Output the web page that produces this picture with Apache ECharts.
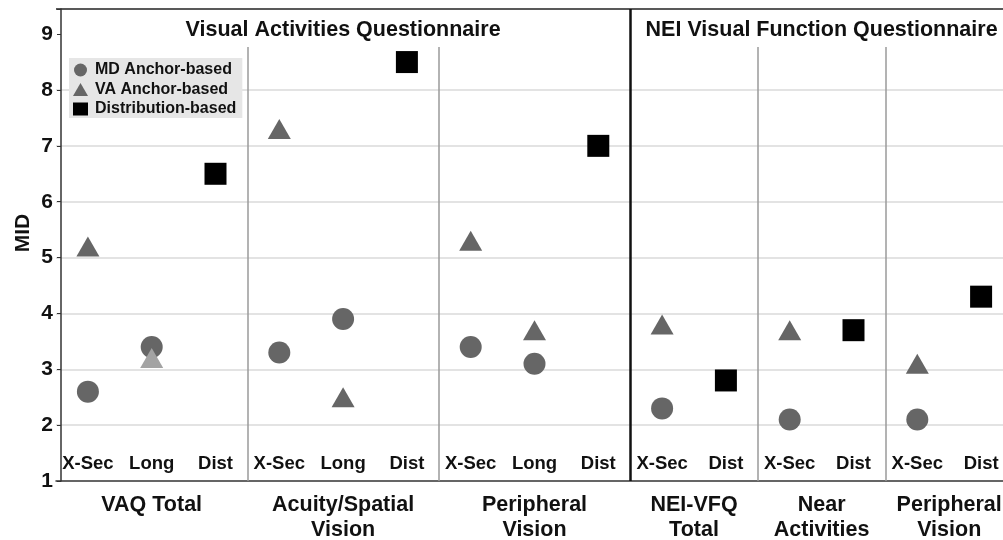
<!DOCTYPE html>
<html>
<head>
<meta charset="utf-8">
<script src="https://cdn.jsdelivr.net/npm/echarts@6/dist/echarts.min.js"></script>
<style>
html,body{margin:0;padding:0;background:#fff;}
#chart{width:1003px;height:540px;}
</style>
</head>
<body>
<div id="chart"></div>
<script>
// ---- data ----
const slotLabels = ['X-Sec','Long','Dist','X-Sec','Long','Dist','X-Sec','Long','Dist','X-Sec','Dist','X-Sec','Dist','X-Sec','Dist'];
const groupNames = ['VAQ Total','Acuity/Spatial\nVision','Peripheral\nVision','NEI-VFQ\nTotal','Near\nActivities','Peripheral\nVision'];
const groupSizes = [3,3,3,2,2,2];
const questionnaireNames = ['Visual Activities Questionnaire','NEI Visual Function Questionnaire'];
const questionnaireGroupCounts = [3,3];
const seriesNames = ['MD Anchor-based','VA Anchor-based','Distribution-based'];
const mdAnchor   = [2.6, 3.4, '-', 3.3, 3.9, '-', 3.4, 3.1, '-', 2.3, '-', 2.1, '-', 2.1, '-'];
const vaAnchor   = [5.2, 3.2, '-', 7.3, 2.5, '-', 5.3, 3.7, '-', 3.8, '-', 3.7, '-', 3.1, '-'];
const distBased  = ['-', '-', 6.5, '-', '-', 8.5, '-', '-', 7.0, '-', 2.8, '-', 3.7, '-', 4.3];
const yMin = 1, yMax = 9, yStep = 1;

// ---- derived layout helpers ----
const nSlots = slotLabels.length;
const groupStarts = [];
let acc = 0;
groupSizes.forEach(s => { groupStarts.push(acc); acc += s; });
const groupCenters = groupSizes.map((s, i) => groupStarts[i] + s / 2);
const groupLabelMap = {};
groupCenters.forEach((c, i) => { groupLabelMap[c.toFixed(2)] = groupNames[i]; });

const qLabelMap = {};
const qBoundaries = [];
let gi = 0;
questionnaireGroupCounts.forEach((cnt, qi) => {
  const start = groupStarts[gi];
  const end = (gi + cnt < groupStarts.length) ? groupStarts[gi + cnt] : nSlots;
  qLabelMap[((start + end) / 2).toFixed(2)] = questionnaireNames[qi];
  if (end < nSlots) qBoundaries.push(end);
  gi += cnt;
});
const groupBoundaries = groupStarts.slice(1).filter(b => qBoundaries.indexOf(b) < 0);

const yTop = 9.45;      // plot top
const sepTop = 8.77;    // thin separators end below titles

const font = 'Liberation Sans, Arial, Helvetica, sans-serif';
const chart = echarts.init(document.getElementById('chart'), null, {renderer: 'canvas'});

const sepLines = [];
groupBoundaries.forEach(b => sepLines.push([{coord: [b, yMin]}, {coord: [b, sepTop], lineStyle: {color: '#9a9a9a', width: 1.5, type: 'solid'}}]));
qBoundaries.forEach(b => sepLines.push([{coord: [b, yMin]}, {coord: [b, yTop], lineStyle: {color: '#111', width: 2.5, type: 'solid'}}]));

const vaData = vaAnchor.map((v, i) => i === 1 ? {value: v, itemStyle: {color: '#a3a3a3'}} : v);

chart.setOption({
  animation: false,
  backgroundColor: '#fff',
  grid: {left: 56, right: -10, top: 9, bottom: 59, outerBoundsMode: 'none', containLabel: false},
  legend: {
    orient: 'vertical', left: 69, top: 58,
    backgroundColor: '#e6e6e6', padding: [4, 6, 1, 4],
    itemWidth: 15, itemHeight: 13, itemGap: 3.5,
    data: [
      {name: seriesNames[0], icon: 'circle'},
      {name: seriesNames[1], icon: 'triangle'},
      {name: seriesNames[2], icon: 'rect'}
    ],
    textStyle: {fontFamily: font, fontWeight: 'bold', fontSize: 16, color: '#111', lineHeight: 16, padding: [0, 0, 0, 2]}
  },
  xAxis: [
    {
      type: 'category', data: slotLabels, boundaryGap: true, position: 'bottom',
      axisLine: {show: true, lineStyle: {color: '#333', width: 1.5}},
      axisTick: {show: false},
      axisLabel: {inside: true, margin: 8, interval: 0, fontFamily: font, fontWeight: 'bold', fontSize: 18.5, color: '#111'},
      splitLine: {show: false}
    },
    {
      type: 'value', min: 0, max: nSlots, interval: 0.5, position: 'bottom',
      axisLine: {show: false}, axisTick: {show: false}, splitLine: {show: false},
      axisLabel: {
        margin: 12, fontFamily: font, fontWeight: 'bold', fontSize: 21.5, color: '#111', lineHeight: 25,
        formatter: v => groupLabelMap[v.toFixed(2)] || ''
      }
    },
    {
      type: 'value', min: 0, max: nSlots, interval: 0.5, position: 'top',
      axisLine: {show: false}, axisTick: {show: false}, splitLine: {show: false},
      axisLabel: {
        inside: true, margin: 10, fontFamily: font, fontWeight: 'bold', fontSize: 21.5, color: '#111',
        formatter: v => qLabelMap[v.toFixed(2)] || ''
      }
    }
  ],
  yAxis: {
    type: 'value', min: yMin, max: yTop, interval: yStep, offset: -5,
    name: 'MID', nameLocation: 'middle', nameGap: 27, nameMoveOverlap: false,
    nameTextStyle: {fontFamily: font, fontWeight: 'bold', fontSize: 21, color: '#111', padding: [0, 0, 0, 24]},
    axisLine: {show: true, lineStyle: {color: '#333', width: 1.5}},
    axisTick: {show: true, length: 4, lineStyle: {color: '#333'}},
    axisLabel: {
      margin: 8, fontFamily: font, fontWeight: 'bold', fontSize: 21, color: '#111',
      formatter: v => (Number.isInteger(v) && v <= yMax) ? String(v) : ''
    },
    splitLine: {
      show: true, showMinLine: false, showMaxLine: true,
      lineStyle: {width: 1.5, color: ['#dadada','#dadada','#dadada','#dadada','#dadada','#dadada','#dadada','rgba(0,0,0,0)','#222']}
    }
  },
  series: [
    {
      type: 'scatter', name: '_sep', xAxisIndex: 1, yAxisIndex: 0, data: [], silent: true, z: 1,
      markLine: {silent: true, symbol: 'none', label: {show: false}, animation: false, data: sepLines}
    },
    {type: 'scatter', name: seriesNames[0], xAxisIndex: 0, data: mdAnchor, symbol: 'circle', symbolSize: 22,
     itemStyle: {color: '#666', opacity: 1}, z: 3},
    {type: 'scatter', name: seriesNames[1], xAxisIndex: 0, data: vaData, symbol: 'triangle', symbolSize: [23, 20],
     itemStyle: {color: '#666', opacity: 1}, z: 4},
    {type: 'scatter', name: seriesNames[2], xAxisIndex: 0, data: distBased, symbol: 'rect', symbolSize: 22,
     itemStyle: {color: '#000', opacity: 1}, z: 5}
  ]
});
</script>
</body>
</html>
__________________________________________________
▶ [TASK DESCRIPTION]: Extract the full listing exactly, with the pictures left out.

▶ [FULL OUTPUT]:
Output the web page that produces this picture with Apache ECharts.
<!DOCTYPE html>
<html>
<head>
<meta charset="utf-8">
<script src="https://cdn.jsdelivr.net/npm/echarts@6/dist/echarts.min.js"></script>
<style>
html,body{margin:0;padding:0;background:#fff;}
#chart{width:1003px;height:540px;}
</style>
</head>
<body>
<div id="chart"></div>
<script>
// ---- data ----
const slotLabels = ['X-Sec','Long','Dist','X-Sec','Long','Dist','X-Sec','Long','Dist','X-Sec','Dist','X-Sec','Dist','X-Sec','Dist'];
const groupNames = ['VAQ Total','Acuity/Spatial\nVision','Peripheral\nVision','NEI-VFQ\nTotal','Near\nActivities','Peripheral\nVision'];
const groupSizes = [3,3,3,2,2,2];
const questionnaireNames = ['Visual Activities Questionnaire','NEI Visual Function Questionnaire'];
const questionnaireGroupCounts = [3,3];
const seriesNames = ['MD Anchor-based','VA Anchor-based','Distribution-based'];
const mdAnchor   = [2.6, 3.4, '-', 3.3, 3.9, '-', 3.4, 3.1, '-', 2.3, '-', 2.1, '-', 2.1, '-'];
const vaAnchor   = [5.2, 3.2, '-', 7.3, 2.5, '-', 5.3, 3.7, '-', 3.8, '-', 3.7, '-', 3.1, '-'];
const distBased  = ['-', '-', 6.5, '-', '-', 8.5, '-', '-', 7.0, '-', 2.8, '-', 3.7, '-', 4.3];
const yMin = 1, yMax = 9, yStep = 1;

// ---- derived layout helpers ----
const nSlots = slotLabels.length;
const groupStarts = [];
let acc = 0;
groupSizes.forEach(s => { groupStarts.push(acc); acc += s; });
const groupCenters = groupSizes.map((s, i) => groupStarts[i] + s / 2);
const groupLabelMap = {};
groupCenters.forEach((c, i) => { groupLabelMap[c.toFixed(2)] = groupNames[i]; });

const qLabelMap = {};
const qBoundaries = [];
let gi = 0;
questionnaireGroupCounts.forEach((cnt, qi) => {
  const start = groupStarts[gi];
  const end = (gi + cnt < groupStarts.length) ? groupStarts[gi + cnt] : nSlots;
  qLabelMap[((start + end) / 2).toFixed(2)] = questionnaireNames[qi];
  if (end < nSlots) qBoundaries.push(end);
  gi += cnt;
});
const groupBoundaries = groupStarts.slice(1).filter(b => qBoundaries.indexOf(b) < 0);

const yTop = 9.45;      // plot top
const sepTop = 8.77;    // thin separators end below titles

const font = 'Liberation Sans, Arial, Helvetica, sans-serif';
const chart = echarts.init(document.getElementById('chart'), null, {renderer: 'canvas'});

const sepLines = [];
groupBoundaries.forEach(b => sepLines.push([{coord: [b, yMin]}, {coord: [b, sepTop], lineStyle: {color: '#9a9a9a', width: 1.5, type: 'solid'}}]));
qBoundaries.forEach(b => sepLines.push([{coord: [b, yMin]}, {coord: [b, yTop], lineStyle: {color: '#111', width: 2.5, type: 'solid'}}]));

const vaData = vaAnchor.map((v, i) => i === 1 ? {value: v, itemStyle: {color: '#a3a3a3'}} : v);

chart.setOption({
  animation: false,
  backgroundColor: '#fff',
  grid: {left: 56, right: -10, top: 9, bottom: 59, outerBoundsMode: 'none', containLabel: false},
  legend: {
    orient: 'vertical', left: 69, top: 58,
    backgroundColor: '#e6e6e6', padding: [4, 6, 1, 4],
    itemWidth: 15, itemHeight: 13, itemGap: 3.5,
    data: [
      {name: seriesNames[0], icon: 'circle'},
      {name: seriesNames[1], icon: 'triangle'},
      {name: seriesNames[2], icon: 'rect'}
    ],
    textStyle: {fontFamily: font, fontWeight: 'bold', fontSize: 16, color: '#111', lineHeight: 16, padding: [0, 0, 0, 2]}
  },
  xAxis: [
    {
      type: 'category', data: slotLabels, boundaryGap: true, position: 'bottom',
      axisLine: {show: true, lineStyle: {color: '#333', width: 1.5}},
      axisTick: {show: false},
      axisLabel: {inside: true, margin: 8, interval: 0, fontFamily: font, fontWeight: 'bold', fontSize: 18.5, color: '#111'},
      splitLine: {show: false}
    },
    {
      type: 'value', min: 0, max: nSlots, interval: 0.5, position: 'bottom',
      axisLine: {show: false}, axisTick: {show: false}, splitLine: {show: false},
      axisLabel: {
        margin: 12, fontFamily: font, fontWeight: 'bold', fontSize: 21.5, color: '#111', lineHeight: 25,
        formatter: v => groupLabelMap[v.toFixed(2)] || ''
      }
    },
    {
      type: 'value', min: 0, max: nSlots, interval: 0.5, position: 'top',
      axisLine: {show: false}, axisTick: {show: false}, splitLine: {show: false},
      axisLabel: {
        inside: true, margin: 10, fontFamily: font, fontWeight: 'bold', fontSize: 21.5, color: '#111',
        formatter: v => qLabelMap[v.toFixed(2)] || ''
      }
    }
  ],
  yAxis: {
    type: 'value', min: yMin, max: yTop, interval: yStep, offset: -5,
    name: 'MID', nameLocation: 'middle', nameGap: 27, nameMoveOverlap: false,
    nameTextStyle: {fontFamily: font, fontWeight: 'bold', fontSize: 21, color: '#111', padding: [0, 0, 0, 24]},
    axisLine: {show: true, lineStyle: {color: '#333', width: 1.5}},
    axisTick: {show: true, length: 4, lineStyle: {color: '#333'}},
    axisLabel: {
      margin: 8, fontFamily: font, fontWeight: 'bold', fontSize: 21, color: '#111',
      formatter: v => (Number.isInteger(v) && v <= yMax) ? String(v) : ''
    },
    splitLine: {
      show: true, showMinLine: false, showMaxLine: true,
      lineStyle: {width: 1.5, color: ['#dadada','#dadada','#dadada','#dadada','#dadada','#dadada','#dadada','rgba(0,0,0,0)','#222']}
    }
  },
  series: [
    {
      type: 'scatter', name: '_sep', xAxisIndex: 1, yAxisIndex: 0, data: [], silent: true, z: 1,
      markLine: {silent: true, symbol: 'none', label: {show: false}, animation: false, data: sepLines}
    },
    {type: 'scatter', name: seriesNames[0], xAxisIndex: 0, data: mdAnchor, symbol: 'circle', symbolSize: 22,
     itemStyle: {color: '#666', opacity: 1}, z: 3},
    {type: 'scatter', name: seriesNames[1], xAxisIndex: 0, data: vaData, symbol: 'triangle', symbolSize: [23, 20],
     itemStyle: {color: '#666', opacity: 1}, z: 4},
    {type: 'scatter', name: seriesNames[2], xAxisIndex: 0, data: distBased, symbol: 'rect', symbolSize: 22,
     itemStyle: {color: '#000', opacity: 1}, z: 5}
  ]
});
</script>
</body>
</html>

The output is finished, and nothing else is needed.